But there were large chunks of this that made me want to get up and cheer. I felt like Lindy was speaking directly to me, or for me. Especially the chapters on rape jokes: this is an incredibly sensitive subject for me, and I get apoplectic when people say “oh it’s just a joke chill out.” I want to punch them in the face. And Lindy basically did punch them in the face, verbally. Thank you, Lindy, for saying everything I’ve ever felt on the subject so eloquently and beautifully.

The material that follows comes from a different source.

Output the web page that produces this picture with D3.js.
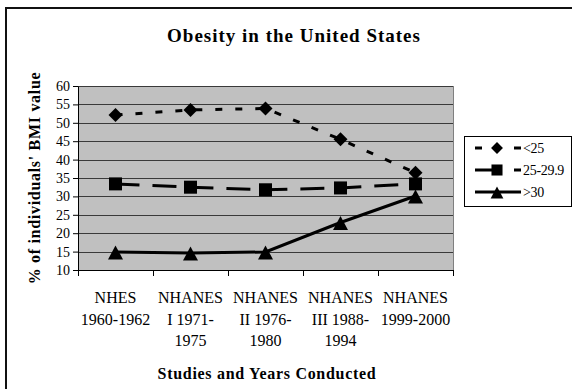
<!DOCTYPE html>
<html>
<head>
<meta charset="utf-8">
<script src="https://cdn.jsdelivr.net/npm/d3@7"></script>
<style>
  html, body { margin: 0; padding: 0; background: #fff; }
  svg { display: block; }
</style>
</head>
<body>
<svg id="chart" width="572" height="389"></svg>
<script>
// Survey labels (each split over lines as printed under the axis)
const categories = [
  ["NHES", "1960-1962"],
  ["NHANES", "I 1971-", "1975"],
  ["NHANES", "II 1976-", "1980"],
  ["NHANES", "III 1988-", "1994"],
  ["NHANES", "1999-2000"]
];
const seriesNames = ["<25", "25-29.9", ">30"];
const under25 = [52.1, 53.5, 53.9, 45.5, 36.4];
const from25to30 = [33.4, 32.5, 31.8, 32.3, 33.4];
const over30 = [14.9, 14.6, 14.9, 22.9, 30.1];
const yTicks = [10, 15, 20, 25, 30, 35, 40, 45, 50, 55, 60];

const FONT = "'Liberation Serif', 'Times New Roman', Times, serif";

const svg = d3.select("#chart");

// Outer frame
svg.append("rect")
  .attr("x", 6).attr("y", 8)
  .attr("width", 600).attr("height", 420)
  .attr("fill", "none").attr("stroke", "#111").attr("stroke-width", 2);

const plot = { left: 78, right: 453, top: 86, bottom: 270 };

const x = d3.scaleBand()
  .domain(d3.range(categories.length))
  .range([plot.left, plot.right]);
const y = d3.scaleLinear().domain([10, 60]).range([plot.bottom, plot.top]);

// Plot background
svg.append("rect")
  .attr("x", plot.left).attr("y", plot.top)
  .attr("width", plot.right - plot.left).attr("height", plot.bottom - plot.top)
  .attr("fill", "#c0c0c0");

// Gridlines
svg.append("g").selectAll("line")
  .data(yTicks.filter(v => v > 10))
  .join("line")
  .attr("x1", plot.left).attr("x2", plot.right)
  .attr("y1", d => Math.round(y(d)) + 0.5).attr("y2", d => Math.round(y(d)) + 0.5)
  .attr("stroke", "#3a3a3a").attr("stroke-width", 1);

// Right edge of plot area
svg.append("line")
  .attr("x1", plot.right + 0.5).attr("x2", plot.right + 0.5)
  .attr("y1", plot.top).attr("y2", plot.bottom)
  .attr("stroke", "#808080").attr("stroke-width", 1);

// Y axis
const yAxis = svg.append("g")
  .attr("transform", `translate(${plot.left},0)`)
  .call(d3.axisLeft(y).tickValues(yTicks).tickSize(5).tickPadding(3).tickSizeOuter(0));
yAxis.attr("font-family", null).attr("font-size", null);
yAxis.selectAll("text").style("font-size", "14px").style("font-family", FONT).attr("fill", "#000");
yAxis.selectAll("line, path").attr("stroke", "#000");

// X axis: ticks at category boundaries
const xb = svg.append("g");
xb.append("line")
  .attr("x1", plot.left).attr("x2", plot.right)
  .attr("y1", plot.bottom + 0.5).attr("y2", plot.bottom + 0.5)
  .attr("stroke", "#000");
const bounds = d3.range(categories.length + 1).map(i =>
  i < categories.length ? x(i) : x(categories.length - 1) + x.bandwidth());
xb.selectAll("line.tk").data(bounds).join("line")
  .attr("class", "tk")
  .attr("x1", d => Math.round(d) + 0.5).attr("x2", d => Math.round(d) + 0.5)
  .attr("y1", plot.bottom).attr("y2", plot.bottom + 6)
  .attr("stroke", "#000");

// Category labels
const lab = svg.append("g");
categories.forEach((lines, i) => {
  const t = lab.append("text")
    .attr("x", x(i) + x.bandwidth() / 2)
    .attr("y", 303)
    .attr("text-anchor", "middle")
    .style("font-family", FONT)
    .style("font-size", "16px");
  lines.forEach((s, j) => {
    t.append("tspan").attr("x", x(i) + x.bandwidth() / 2).attr("dy", j === 0 ? 0 : 21.5).text(s);
  });
});

// Titles
svg.append("text").attr("x", 294).attr("y", 42).attr("text-anchor", "middle")
  .style("font-family", FONT)
  .style("font-size", "19px").style("font-weight", "bold")
  .style("letter-spacing", "1px")
  .text("Obesity in the United States");
svg.append("text").attr("x", 267).attr("y", 379).attr("text-anchor", "middle")
  .style("font-family", FONT)
  .style("font-size", "16px").style("font-weight", "bold")
  .style("letter-spacing", "0.7px")
  .text("Studies and Years Conducted");
svg.append("text")
  .attr("transform", "translate(40,178) rotate(-90)")
  .attr("text-anchor", "middle")
  .style("font-family", FONT)
  .style("font-size", "16px").style("font-weight", "bold")
  .style("letter-spacing", "0.7px")
  .text("% of individuals' BMI value");

// Series
const cx = i => x(i) + x.bandwidth() / 2;
const series = [
  { name: seriesNames[0], values: under25, dash: "7,13", legendDash: "7,32", marker: "diamond" },
  { name: seriesNames[1], values: from25to30, dash: "24,13", legendDash: "27,12,7", marker: "square" },
  { name: seriesNames[2], values: over30, dash: null, legendDash: null, marker: "triangle" }
];
const markerPath = {
  diamond: "M0,-7L7,0L0,7L-7,0Z",
  square: "M-6.5,-6.5H6.5V6.5H-6.5Z",
  triangle: "M0,-6.5L7.5,7.5L-7.5,7.5Z"
};
const line = d3.line().x((d, i) => cx(i)).y(d => y(d));

series.forEach(s => {
  svg.append("path")
    .datum(s.values)
    .attr("d", line)
    .attr("fill", "none")
    .attr("stroke", "#000")
    .attr("stroke-width", 3)
    .attr("stroke-dasharray", s.dash);
  svg.append("g").selectAll("path")
    .data(s.values)
    .join("path")
    .attr("transform", (d, i) => `translate(${cx(i)},${y(d)})`)
    .attr("d", markerPath[s.marker])
    .attr("fill", "#000");
});

// Legend
const lg = svg.append("g");
lg.append("rect")
  .attr("x", 464.5).attr("y", 136.5).attr("width", 107).attr("height", 70)
  .attr("fill", "#fff").attr("stroke", "#000").attr("stroke-width", 1);
series.forEach((s, i) => {
  const ly = 148 + i * 22;
  lg.append("line")
    .attr("x1", 475).attr("x2", 521).attr("y1", ly).attr("y2", ly)
    .attr("stroke", "#000").attr("stroke-width", 3)
    .attr("stroke-dasharray", s.legendDash);
  lg.append("path")
    .attr("transform", `translate(497,${ly}) scale(0.85)`)
    .attr("d", markerPath[s.marker]).attr("fill", "#000");
  lg.append("text")
    .attr("x", 523).attr("y", ly + 5)
    .style("font-family", FONT)
    .style("font-size", "14px")
    .style("letter-spacing", "-0.3px")
    .text(s.name);
});
</script>
</body>
</html>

Then there’s the chapters on the trolling she went through. As a female blogger (though on a much smaller platform) I’ve had my fair share of rabid trolls. Rape threats, people assuming I must be fat/hideous/insecure/unable to get a date because I’m ‘bitter’, threats of all sorts of weird violence, people who come after me again and again for weeks. I once had the wife of a fellow blogger leave harassing comments on EVERY POST I did, and my bosses told me to basically just deal with it and wouldn’t delete anything (and of course he didn’t get in any sort of trouble). It’s honestly terrifying. It’s the sense that your whole self has been exposed to the world without your permission, that people hate you just because of your gender (let’s be honest, 100% of the trolling I’ve gotten is because I’m a outspoken woman). I’ve sobbed over threats, ended up having shaking panic attacks while deleting 50+ horrible comments a single troll left in an hour. And everything Lindy said about the subject spoke directly to my soul. You do have to grow an incredibly tough skin, but that’s not a good thing. You shouldn’t be praised because you can ignore rape threats. That’s not a skill anyone should have, ever! And it’s a huge problem people never want to talk about.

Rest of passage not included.